Campus and city
Kent Ridge unfolds across 150 hectares of tropical hillside in southwestern Singapore — a green, humid campus threaded with covered walkways and connected by free shuttle buses that loop between faculties every few minutes. The architecture mixes brutalist legacy buildings with glass-and-steel research centres, and the whole precinct sits atop a ridge that saw fierce fighting during the 1942 Japanese invasion. University Town, the residential and social heart, occupies a purpose-built precinct with dining halls, study spaces, a swimming pool, and the residential colleges that give NUS its closest approximation to an Oxford collegiate experience.
The residential college system deserves particular attention. Tembusu College, RC4, and NUS College each admit cohorts of 150 to 250 students for two-year live-and-learn programmes combining housing with seminar-based modules. Admission is competitive — essays, interviews, and co-curricular records all count. Residents form tight communities, compete in Inter-College Games, and develop the kind of peer bonds that a 38,000-student university might otherwise struggle to foster. For students who secure residential college placement, the experience approaches the intensity of a small liberal arts college nested within a research giant.
Outside the colleges, campus life reflects Singapore's broader character: efficient, safe, well-organised, and somewhat utilitarian. Over 200 student organisations operate across performing arts, sports, entrepreneurship, and community service — dragon boat racing and hackathon teams draw particular enthusiasm. The city itself functions as an extension of campus: Changi Airport connects to anywhere in Asia within five hours, hawker centres offer meals for SGD 4 to 6, and the MRT delivers students to the financial district in twenty minutes. Singapore is consistently ranked among the world's safest cities, and the practical infrastructure — healthcare, digital connectivity, public transport — is arguably the best in Asia.
The honest trade-offs surface in daily life. Many Singaporean students commute from family homes rather than living on campus, which dilutes the residential community outside University Town. The tropical climate — 30 degrees Celsius and 80 percent humidity year-round — confines outdoor socialising to early mornings and evenings. Academic pressure pervades: the bell-curve grading system means your classmates are simultaneously your competitors, and library seats fill by 8am during examination periods. Mental health services have expanded but counselling wait times of several weeks persist.
Singapore's cost of living adds a layer of financial stress that distinguishes NUS from cheaper Asian alternatives.
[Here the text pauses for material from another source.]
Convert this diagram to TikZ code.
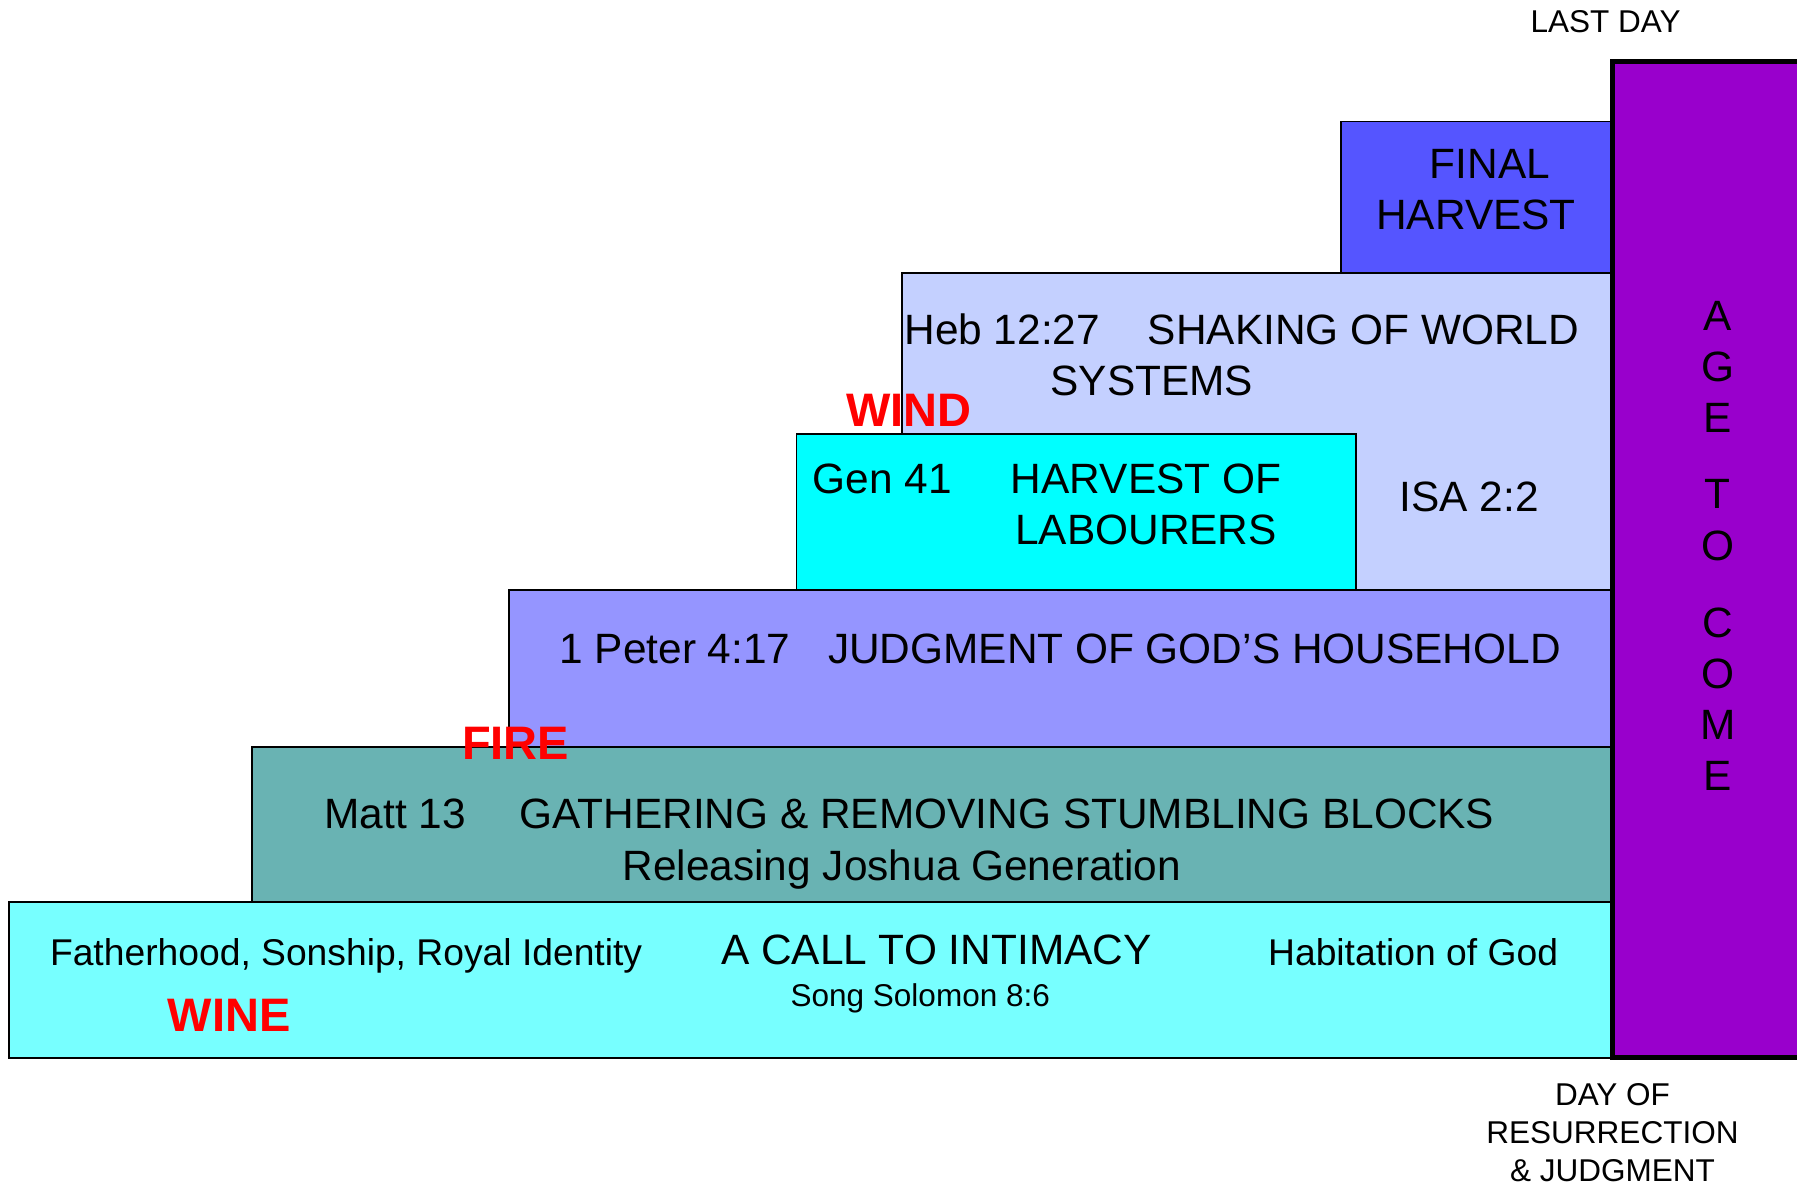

A shared room near campus runs SGD 800 to 1,500 monthly; a meal at a restaurant costs SGD 15 to 25. International students on the MOE Tuition Grant face a three-year post-graduation work bond — a constraint that most treat as an advantage given Singapore's job market, but one that limits immediate global mobility. The campus experience is strong, well-resourced, and safe, but it asks students to accept a competitive academic culture and premium living costs as the price of admission to Asia's most connected university.